Bloomberg is proposing to reinstate the toughest parts of the law that have been weakened during the Trump administration. Regulators, for example, have rolled back the “Volcker rule,” which blocked some of the riskiest types of trading, and requirements for corporate “living wills,” plans for large companies’ closure during another economic crisis.

Bloomberg’s plan would reverse those rollbacks and others. It also calls for strengthening periodic stress tests in which regulators gauge whether big banks could survive another financial calamity, and creating a bipartisan commission to recommend ways to make the financial system more efficient.

“Given how profoundly the 2008 crisis undermined faith in the establishment — and given how close it brought the world to economic collapse — authorities everywhere should be doing all in their power to fix the flaws it revealed,” Bloomberg’s plan says.

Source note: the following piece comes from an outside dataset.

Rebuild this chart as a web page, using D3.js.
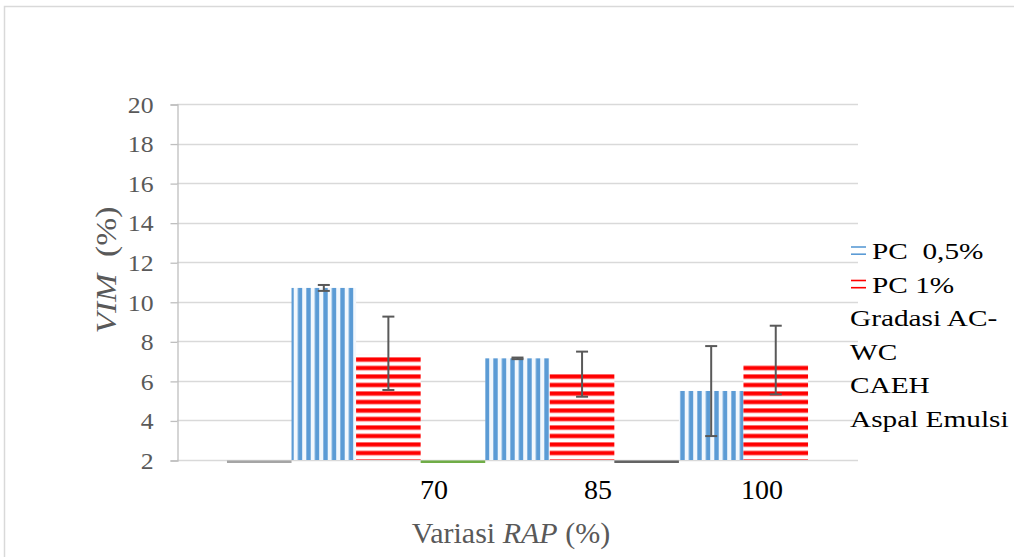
<!DOCTYPE html>
<html>
<head>
<meta charset="utf-8">
<script src="https://cdn.jsdelivr.net/npm/d3@7"></script>
<style>
  body { margin: 0; background: #fff; }
  text { font-family: "Liberation Serif", "Times New Roman", serif; }
</style>
</head>
<body>
<div class="chart"></div>
<script>
"use strict";

// data
var categories = ["70", "85", "100"];
var series = ["base", "pc05", "pc1"];
var baseVals = [2, 2, 2];
var baseColors = ["#a5a5a5", "#70ad47", "#636363"];
var pc05Vals = [10.70, 7.14, 5.49];
var pc05ErrPlus = [0.15, 0.04, 2.27];
var pc05ErrMinus = [0.15, 0.04, 2.28];
var pc1Vals = [7.36, 6.35, 6.88];
var pc1ErrPlus = [1.89, 1.13, 1.91];
var pc1ErrMinus = [1.82, 1.15, 1.56];
var yTicks = [2, 4, 6, 8, 10, 12, 14, 16, 18, 20];
var legendItems = ["PC  0,5%", "PC 1%"];
var legendExtra = ["Gradasi AC-", "WC", "CAEH", "Aspal Emulsi"];

var width = 1014,
    height = 557;
var margin = {left: 177, right: 156, top: 104, bottom: 97};

var svg = d3.select(".chart")
            .append("svg")
            .attr("width", width)
            .attr("height", height);

// outer frame of the chart area
svg.append("rect")
   .attr("x", 4.5).attr("y", 6.5)
   .attr("width", 1100).attr("height", 700)
   .attr("fill", "#fff")
   .attr("stroke", "#d9d9d9")
   .attr("stroke-width", 1.5);

var defs = svg.append("defs");

var pv = defs.append("pattern")
    .attr("id", "vstripe")
    .attr("patternUnits", "userSpaceOnUse")
    .attr("width", 8.5).attr("height", 10);
pv.append("rect").attr("width", 8.5).attr("height", 10).attr("fill", "#f3f8fd");
pv.append("rect").attr("x", 0.3).attr("width", 4.4).attr("height", 10).attr("fill", "#5b9bd5");

var ph = defs.append("pattern")
    .attr("id", "hstripe")
    .attr("patternUnits", "userSpaceOnUse")
    .attr("width", 10).attr("height", 8.5);
ph.append("rect").attr("width", 10).attr("height", 8.5).attr("fill", "#fff");
ph.append("rect").attr("y", 0.4).attr("width", 10).attr("height", 4.2).attr("fill", "#ff0000");
ph.append("rect").attr("y", 4.6).attr("width", 10).attr("height", 0.8).attr("fill", "#ffc4c4");

var x = d3.scaleBand()
    .domain(categories)
    .range([margin.left, width - margin.right])
    .paddingInner(0)
    .paddingOuter(0.258);

var xs = d3.scaleBand()
    .domain(series)
    .range([0, x.bandwidth()]);

var y = d3.scaleLinear()
    .domain([2, 20])
    .range([height - margin.bottom, margin.top]);

// gridlines
svg.append("g")
   .selectAll("line")
   .data(yTicks).enter()
   .append("line")
   .attr("x1", margin.left)
   .attr("x2", width - margin.right)
   .attr("y1", function(d){ return Math.round(y(d)) + 0.5; })
   .attr("y2", function(d){ return Math.round(y(d)) + 0.5; })
   .attr("stroke", "#d9d9d9")
   .attr("stroke-width", 1.3);

// y axis
var tickStretch = 1.12;
var yAxis = svg.append("g")
   .attr("transform", "translate(" + (margin.left + 0.5) + ",0.5)")
   .call(d3.axisLeft(y).tickValues(yTicks).tickSize(7).tickPadding(17).tickFormat(d3.format("d")))
   .attr("font-family", "'Liberation Serif', 'Times New Roman', serif")
   .attr("font-size", 23);
yAxis.select(".domain").attr("stroke", "#bfbfbf").attr("stroke-width", 1.3);
yAxis.selectAll(".tick line").attr("stroke", "#bfbfbf").attr("stroke-width", 1.3);
yAxis.selectAll(".tick text")
     .attr("fill", "#595959")
     .style("font-family", "'Liberation Serif', 'Times New Roman', serif")
     .style("font-size", "23px")
     .attr("x", -24 / tickStretch)
     .attr("transform", "scale(" + tickStretch + ",1)")
     .attr("dy", "0.34em");

// bars
var rows = categories.map(function(c, i){
  return {cat: c, i: i};
});

var base = svg.append("g")
   .selectAll("rect")
   .data(rows).enter()
   .append("rect")
   .attr("x", function(d){ return x(d.cat) + xs("base"); })
   .attr("width", xs.bandwidth())
   .attr("y", function(d){ return y(baseVals[d.i]) + 0.5; })
   .attr("height", 2.5)
   .attr("fill", function(d){ return baseColors[d.i]; });

var blue = svg.append("g")
   .selectAll("rect")
   .data(rows).enter()
   .append("rect")
   .attr("x", function(d){ return x(d.cat) + xs("pc05"); })
   .attr("width", xs.bandwidth())
   .attr("y", function(d){ return y(pc05Vals[d.i]); })
   .attr("height", function(d){ return y(2) - y(pc05Vals[d.i]); })
   .attr("fill", "url(#vstripe)");

var red = svg.append("g")
   .selectAll("rect")
   .data(rows).enter()
   .append("rect")
   .attr("x", function(d){ return x(d.cat) + xs("pc1"); })
   .attr("width", xs.bandwidth())
   .attr("y", function(d){ return y(pc1Vals[d.i]); })
   .attr("height", function(d){ return y(2) - y(pc1Vals[d.i]); })
   .attr("fill", "url(#hstripe)");

// error bars
function errorBars(key, vals, plus, minus){
  var g = svg.append("g")
     .attr("stroke", "#595959")
     .attr("stroke-width", 2);
  var cx = function(d){ return x(d.cat) + xs(key) + xs.bandwidth() / 2; };
  g.selectAll(".stem")
   .data(rows).enter()
   .append("line")
   .attr("x1", cx).attr("x2", cx)
   .attr("y1", function(d){ return y(vals[d.i] + plus[d.i]); })
   .attr("y2", function(d){ return y(vals[d.i] - minus[d.i]); });
  g.selectAll(".capTop")
   .data(rows).enter()
   .append("line")
   .attr("x1", function(d){ return cx(d) - 6; })
   .attr("x2", function(d){ return cx(d) + 6; })
   .attr("y1", function(d){ return y(vals[d.i] + plus[d.i]); })
   .attr("y2", function(d){ return y(vals[d.i] + plus[d.i]); });
  g.selectAll(".capBot")
   .data(rows).enter()
   .append("line")
   .attr("x1", function(d){ return cx(d) - 6; })
   .attr("x2", function(d){ return cx(d) + 6; })
   .attr("y1", function(d){ return y(vals[d.i] - minus[d.i]); })
   .attr("y2", function(d){ return y(vals[d.i] - minus[d.i]); });
}
errorBars("pc05", pc05Vals, pc05ErrPlus, pc05ErrMinus);
errorBars("pc1", pc1Vals, pc1ErrPlus, pc1ErrMinus);

// category labels (they sit off-centre in the original)
var xl = d3.scalePoint()
    .domain(categories)
    .range([margin.left + 257, margin.left + 585]);

svg.append("g")
   .selectAll("text")
   .data(categories).enter()
   .append("text")
   .attr("x", function(d){ return xl(d); })
   .attr("y", 499)
   .attr("text-anchor", "middle")
   .style("font-size", "28px")
   .attr("fill", "#000")
   .text(function(d){ return d; });

// axis titles
var xt = svg.append("text")
   .attr("x", 511)
   .attr("y", 543)
   .attr("text-anchor", "middle")
   .style("font-size", "30px")
   .attr("fill", "#595959");
xt.append("tspan").text("Variasi ");
xt.append("tspan").style("font-style", "italic").text("RAP");
xt.append("tspan").text(" (%)");

var yt = svg.append("text")
   .attr("transform", "translate(116,270) rotate(-90) scale(1.12,1)")
   .attr("text-anchor", "middle")
   .style("font-size", "30px")
   .style("white-space", "pre")
   .attr("fill", "#595959");
yt.append("tspan").style("font-style", "italic").text("VIM");
yt.append("tspan").text("  (%)");

// legend
var legend = svg.append("g");
var legendColors = ["#5b9bd5", "#ff0000"];
var lineH = 33.5;

legendItems.forEach(function(t, i){
  var by = 259 + i * lineH;
  [-12, -4.8].forEach(function(off){
    legend.append("line")
          .attr("x1", 851).attr("x2", 866)
          .attr("y1", by + off).attr("y2", by + off)
          .attr("stroke", legendColors[i])
          .attr("stroke-width", 1.6);
  });
  legend.append("text")
        .attr("transform", "translate(872," + by + ") scale(1.22,1)")
        .style("font-size", "24px")
        .style("white-space", "pre")
        .attr("fill", "#000")
        .text(t);
});

legendExtra.forEach(function(t, i){
  var by = 259 + (i + 2) * lineH;
  legend.append("text")
        .attr("transform", "translate(850," + by + ") scale(1.22,1)")
        .style("font-size", "24px")
        .attr("fill", "#000")
        .text(t);
});
</script>
</body>
</html>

Bloomberg’s proposal also calls for strengthening the Consumer Financial Protection Bureau, the brainchild of one of his Democratic primary rivals, Warren. During the Trump administration, the bureau has rolled back regulations of payday lenders and dropped lawsuits against the industry. It has also dismantled a unit dedicated to prosecuting violations of fair-lending laws.

Under Bloomberg’s proposal, tough payday industry regulations would be put back in place, and the bureau’s powers would be extended to include regulation of auto lending and the credit reporting agencies.

“At first blush, Bloomberg’s proposal seems tough for someone who has made his fortune from the financial services industry,” Ian Katz, an analyst at Capital Alpha Partners, a policy and political research company in Washington, wrote in a note Tuesday. “But he’s running for the Democratic presidential nomination, not to win more friends on Wall Street.”

Even if Bloomberg were to become president, many of his proposals would require the cooperation of Congress and the help of regulators, Katz said. “Many would surely be ditched or watered down,” he said.